Uma análise recente realizada por Andy Haldane, do Banco de Inglaterra, sobre os retornos do sector financeiro britânico sugere que os últimos 25 anos foram muito invulgares. Suponhamos que em 1900 tinha feito uma aposta de longo prazo em acções financeiras e uma aposta de curto prazo em acções gerais. De facto estaria a apostar que o sector financeiro britânico iria ter um melhor desempenho do que o mercado. Durante os primeiros 85 anos, teria sido uma aposta muito pouco interessante, que teria gerado um retorno médio de 2% ao ano. Mas entre 1986 e 2006 teria sido radicalmente diferente. Durante essas duas décadas, o retorno médio anual seria superior a 16%. Como refere Haldane, a "banca tornou-se na galinha dos ovos de ouro". De facto, não há nenhum período na história financeira recente do Reino Unido semelhante a essas décadas. Se tivesse desfeito a sua aposta há três anos estaria agora muito tranquilo - se tivesse optado pelo dinheiro, como é óbvio - porque o período que se seguiu a 2006 anulou a maioria dos ganhos. Se tivesse mantido as suas acções até ao final do ano passado, durante 110 anos o seu investimento teria gerado um retorno médio anual inferior a 3%, o que, de uma maneira geral, ainda assim, representaria uma estratégia de "break even". Porque é que esta experiência de 20 anos foi tão invulgar, com retornos muito mais elevados do que em qualquer outra altura do último século? A resposta mais sincera parece ser a alavancagem. Os bancos engrenaram de uma forma espectacular, numa corrida competitiva para gerar maiores retornos. Haldane descreve isto como um recurso à roleta.Talvez esta analogia seja um pouco insultuosa para os que jogam roleta. De facto, a frase "banca de casino" ignora o facto dos casinos terem um controlo bastante eficiente dos seus retornos. Normalmente, são muito astutos na gestão de risco, ao contrário de muitos bancos, que aumentaram bastante a sua alavancagem - e consequentemente o risco - durante os últimos 20 anos. As conclusões que podemos tirar para o futuro dependem muito da forma como os bancos centrais e os reguladores vão reagir a esta crise.
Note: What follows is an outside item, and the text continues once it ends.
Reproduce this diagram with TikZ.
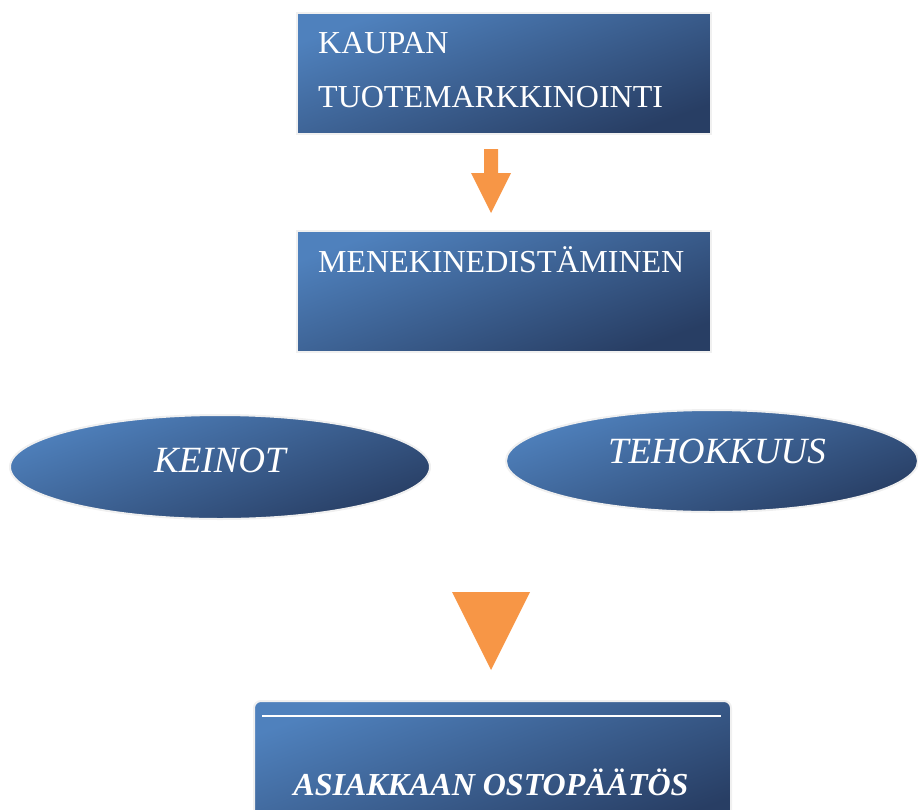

Actualmente, as instituições financeiras estão a aprender as lições por elas próprias, reduzindo a alavancagem e acumulando capital e liquidez, enquanto as autoridades tentam convencer os bancos a aumentar os empréstimos - precisamente a estratégia que levou à actual crise. Claro que no longo prazo vai ser necessária uma abordagem diferente. De facto, as autoridades estão a seguir a estratégia defendida, pela primeira vez, por Santo Agostinho. Elas gostariam que os bancos fossem "castos" mas não para já. Mas quando o crescimento regressar, a alavancagem será muito menor do que antes. Os reguladores já falam na possibilidade de impor rácios de alavancagem, bem como limites aos activos de risco. Se o fizerem, como eu espero, não haverá retorno para as estratégias das últimas duas décadas. Nesse caso, o sector financeiro deixará de ser uma indústria que sistematicamente supera o resto da economia. Claro que haverá vencedores e perdedores mas parece pouco provável que o desempenho do sector continue sistematicamente a superar o da economia. O que isso vai significar para as remunerações do sector financeiro é uma questão mais complexa, à qual voltarei.

* Howard Davies, Director da London School of Economics, foi o presidente fundador da Autoridade de Serviços Financeiros Britânica e é antigo vice-governador do Banco de Inglaterra.